>> BEGIN DATA

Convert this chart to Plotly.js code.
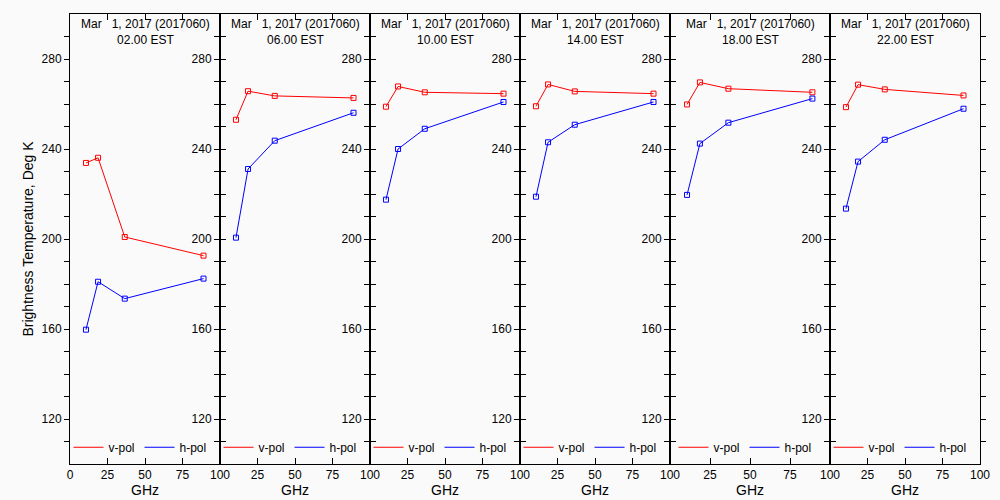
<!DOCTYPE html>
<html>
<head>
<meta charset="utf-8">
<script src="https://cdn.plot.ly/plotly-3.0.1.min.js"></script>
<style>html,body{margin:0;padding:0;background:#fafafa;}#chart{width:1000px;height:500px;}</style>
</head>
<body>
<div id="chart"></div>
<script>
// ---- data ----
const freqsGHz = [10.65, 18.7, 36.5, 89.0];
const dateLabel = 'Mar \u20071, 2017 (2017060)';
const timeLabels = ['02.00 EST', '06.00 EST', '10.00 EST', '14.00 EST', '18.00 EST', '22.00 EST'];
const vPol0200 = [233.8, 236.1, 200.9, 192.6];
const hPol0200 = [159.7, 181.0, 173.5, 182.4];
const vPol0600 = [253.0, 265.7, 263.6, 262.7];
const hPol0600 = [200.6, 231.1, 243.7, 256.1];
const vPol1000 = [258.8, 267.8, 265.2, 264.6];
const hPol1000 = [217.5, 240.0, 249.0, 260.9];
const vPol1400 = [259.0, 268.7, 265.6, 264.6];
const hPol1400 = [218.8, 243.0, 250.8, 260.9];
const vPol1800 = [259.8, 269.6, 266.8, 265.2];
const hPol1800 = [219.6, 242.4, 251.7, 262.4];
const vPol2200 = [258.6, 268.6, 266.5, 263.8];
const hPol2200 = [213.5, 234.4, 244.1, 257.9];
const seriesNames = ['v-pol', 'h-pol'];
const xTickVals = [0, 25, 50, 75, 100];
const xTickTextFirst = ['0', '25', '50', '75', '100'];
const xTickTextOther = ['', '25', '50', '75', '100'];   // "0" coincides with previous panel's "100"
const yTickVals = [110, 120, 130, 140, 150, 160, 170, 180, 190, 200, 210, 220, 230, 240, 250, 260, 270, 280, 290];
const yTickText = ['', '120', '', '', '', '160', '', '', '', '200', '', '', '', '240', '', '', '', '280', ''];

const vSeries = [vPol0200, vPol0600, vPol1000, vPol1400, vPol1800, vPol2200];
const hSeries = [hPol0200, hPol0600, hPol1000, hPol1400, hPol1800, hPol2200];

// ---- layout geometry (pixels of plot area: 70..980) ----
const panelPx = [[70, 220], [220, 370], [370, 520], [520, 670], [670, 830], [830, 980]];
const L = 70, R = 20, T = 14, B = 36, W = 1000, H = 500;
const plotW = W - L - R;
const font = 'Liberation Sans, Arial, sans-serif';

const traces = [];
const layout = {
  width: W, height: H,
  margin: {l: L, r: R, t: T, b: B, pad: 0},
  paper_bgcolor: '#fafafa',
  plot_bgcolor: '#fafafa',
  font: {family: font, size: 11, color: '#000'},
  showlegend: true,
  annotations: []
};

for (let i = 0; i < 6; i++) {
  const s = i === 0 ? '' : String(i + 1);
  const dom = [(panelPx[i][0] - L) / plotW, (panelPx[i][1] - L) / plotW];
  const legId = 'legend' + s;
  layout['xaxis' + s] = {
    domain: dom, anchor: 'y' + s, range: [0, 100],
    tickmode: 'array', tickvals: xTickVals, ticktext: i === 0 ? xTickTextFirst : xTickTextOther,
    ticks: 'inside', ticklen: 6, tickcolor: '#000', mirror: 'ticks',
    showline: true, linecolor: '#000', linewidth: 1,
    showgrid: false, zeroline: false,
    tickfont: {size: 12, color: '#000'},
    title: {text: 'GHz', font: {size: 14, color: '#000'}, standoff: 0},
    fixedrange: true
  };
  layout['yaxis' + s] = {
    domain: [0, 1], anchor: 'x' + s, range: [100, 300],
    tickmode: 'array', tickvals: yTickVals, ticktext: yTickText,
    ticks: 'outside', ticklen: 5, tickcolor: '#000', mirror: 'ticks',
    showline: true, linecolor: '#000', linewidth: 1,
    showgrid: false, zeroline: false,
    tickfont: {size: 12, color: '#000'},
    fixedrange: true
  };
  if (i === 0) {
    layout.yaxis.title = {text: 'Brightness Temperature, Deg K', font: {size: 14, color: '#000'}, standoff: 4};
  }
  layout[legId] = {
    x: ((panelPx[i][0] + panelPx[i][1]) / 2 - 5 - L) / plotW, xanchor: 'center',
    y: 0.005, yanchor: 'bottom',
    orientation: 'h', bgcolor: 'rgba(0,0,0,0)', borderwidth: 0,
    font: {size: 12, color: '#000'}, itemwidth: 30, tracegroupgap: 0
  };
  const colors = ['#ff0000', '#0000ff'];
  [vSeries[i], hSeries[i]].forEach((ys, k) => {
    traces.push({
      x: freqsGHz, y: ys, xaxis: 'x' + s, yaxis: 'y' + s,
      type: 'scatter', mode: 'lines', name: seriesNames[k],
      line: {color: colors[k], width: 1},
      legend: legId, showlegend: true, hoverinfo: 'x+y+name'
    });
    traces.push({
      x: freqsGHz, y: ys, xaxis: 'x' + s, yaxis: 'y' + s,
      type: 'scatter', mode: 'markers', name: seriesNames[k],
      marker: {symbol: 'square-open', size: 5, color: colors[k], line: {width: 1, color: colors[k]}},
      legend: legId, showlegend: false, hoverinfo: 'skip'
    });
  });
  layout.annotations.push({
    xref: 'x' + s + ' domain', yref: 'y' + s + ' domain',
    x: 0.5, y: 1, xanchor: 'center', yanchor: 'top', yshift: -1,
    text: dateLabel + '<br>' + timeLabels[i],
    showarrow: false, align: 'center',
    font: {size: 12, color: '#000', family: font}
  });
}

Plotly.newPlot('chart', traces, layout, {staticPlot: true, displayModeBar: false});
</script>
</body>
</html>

>> END DATA

YOUR OBJECTIVE: Repeat the material exactly as it reads, without any of its pictures.

ANSWER TO THIS EXERCISE:
Convert this chart to Plotly.js code.
<!DOCTYPE html>
<html>
<head>
<meta charset="utf-8">
<script src="https://cdn.plot.ly/plotly-3.0.1.min.js"></script>
<style>html,body{margin:0;padding:0;background:#fafafa;}#chart{width:1000px;height:500px;}</style>
</head>
<body>
<div id="chart"></div>
<script>
// ---- data ----
const freqsGHz = [10.65, 18.7, 36.5, 89.0];
const dateLabel = 'Mar \u20071, 2017 (2017060)';
const timeLabels = ['02.00 EST', '06.00 EST', '10.00 EST', '14.00 EST', '18.00 EST', '22.00 EST'];
const vPol0200 = [233.8, 236.1, 200.9, 192.6];
const hPol0200 = [159.7, 181.0, 173.5, 182.4];
const vPol0600 = [253.0, 265.7, 263.6, 262.7];
const hPol0600 = [200.6, 231.1, 243.7, 256.1];
const vPol1000 = [258.8, 267.8, 265.2, 264.6];
const hPol1000 = [217.5, 240.0, 249.0, 260.9];
const vPol1400 = [259.0, 268.7, 265.6, 264.6];
const hPol1400 = [218.8, 243.0, 250.8, 260.9];
const vPol1800 = [259.8, 269.6, 266.8, 265.2];
const hPol1800 = [219.6, 242.4, 251.7, 262.4];
const vPol2200 = [258.6, 268.6, 266.5, 263.8];
const hPol2200 = [213.5, 234.4, 244.1, 257.9];
const seriesNames = ['v-pol', 'h-pol'];
const xTickVals = [0, 25, 50, 75, 100];
const xTickTextFirst = ['0', '25', '50', '75', '100'];
const xTickTextOther = ['', '25', '50', '75', '100'];   // "0" coincides with previous panel's "100"
const yTickVals = [110, 120, 130, 140, 150, 160, 170, 180, 190, 200, 210, 220, 230, 240, 250, 260, 270, 280, 290];
const yTickText = ['', '120', '', '', '', '160', '', '', '', '200', '', '', '', '240', '', '', '', '280', ''];

const vSeries = [vPol0200, vPol0600, vPol1000, vPol1400, vPol1800, vPol2200];
const hSeries = [hPol0200, hPol0600, hPol1000, hPol1400, hPol1800, hPol2200];

// ---- layout geometry (pixels of plot area: 70..980) ----
const panelPx = [[70, 220], [220, 370], [370, 520], [520, 670], [670, 830], [830, 980]];
const L = 70, R = 20, T = 14, B = 36, W = 1000, H = 500;
const plotW = W - L - R;
const font = 'Liberation Sans, Arial, sans-serif';

const traces = [];
const layout = {
  width: W, height: H,
  margin: {l: L, r: R, t: T, b: B, pad: 0},
  paper_bgcolor: '#fafafa',
  plot_bgcolor: '#fafafa',
  font: {family: font, size: 11, color: '#000'},
  showlegend: true,
  annotations: []
};

for (let i = 0; i < 6; i++) {
  const s = i === 0 ? '' : String(i + 1);
  const dom = [(panelPx[i][0] - L) / plotW, (panelPx[i][1] - L) / plotW];
  const legId = 'legend' + s;
  layout['xaxis' + s] = {
    domain: dom, anchor: 'y' + s, range: [0, 100],
    tickmode: 'array', tickvals: xTickVals, ticktext: i === 0 ? xTickTextFirst : xTickTextOther,
    ticks: 'inside', ticklen: 6, tickcolor: '#000', mirror: 'ticks',
    showline: true, linecolor: '#000', linewidth: 1,
    showgrid: false, zeroline: false,
    tickfont: {size: 12, color: '#000'},
    title: {text: 'GHz', font: {size: 14, color: '#000'}, standoff: 0},
    fixedrange: true
  };
  layout['yaxis' + s] = {
    domain: [0, 1], anchor: 'x' + s, range: [100, 300],
    tickmode: 'array', tickvals: yTickVals, ticktext: yTickText,
    ticks: 'outside', ticklen: 5, tickcolor: '#000', mirror: 'ticks',
    showline: true, linecolor: '#000', linewidth: 1,
    showgrid: false, zeroline: false,
    tickfont: {size: 12, color: '#000'},
    fixedrange: true
  };
  if (i === 0) {
    layout.yaxis.title = {text: 'Brightness Temperature, Deg K', font: {size: 14, color: '#000'}, standoff: 4};
  }
  layout[legId] = {
    x: ((panelPx[i][0] + panelPx[i][1]) / 2 - 5 - L) / plotW, xanchor: 'center',
    y: 0.005, yanchor: 'bottom',
    orientation: 'h', bgcolor: 'rgba(0,0,0,0)', borderwidth: 0,
    font: {size: 12, color: '#000'}, itemwidth: 30, tracegroupgap: 0
  };
  const colors = ['#ff0000', '#0000ff'];
  [vSeries[i], hSeries[i]].forEach((ys, k) => {
    traces.push({
      x: freqsGHz, y: ys, xaxis: 'x' + s, yaxis: 'y' + s,
      type: 'scatter', mode: 'lines', name: seriesNames[k],
      line: {color: colors[k], width: 1},
      legend: legId, showlegend: true, hoverinfo: 'x+y+name'
    });
    traces.push({
      x: freqsGHz, y: ys, xaxis: 'x' + s, yaxis: 'y' + s,
      type: 'scatter', mode: 'markers', name: seriesNames[k],
      marker: {symbol: 'square-open', size: 5, color: colors[k], line: {width: 1, color: colors[k]}},
      legend: legId, showlegend: false, hoverinfo: 'skip'
    });
  });
  layout.annotations.push({
    xref: 'x' + s + ' domain', yref: 'y' + s + ' domain',
    x: 0.5, y: 1, xanchor: 'center', yanchor: 'top', yshift: -1,
    text: dateLabel + '<br>' + timeLabels[i],
    showarrow: false, align: 'center',
    font: {size: 12, color: '#000', family: font}
  });
}

Plotly.newPlot('chart', traces, layout, {staticPlot: true, displayModeBar: false});
</script>
</body>
</html>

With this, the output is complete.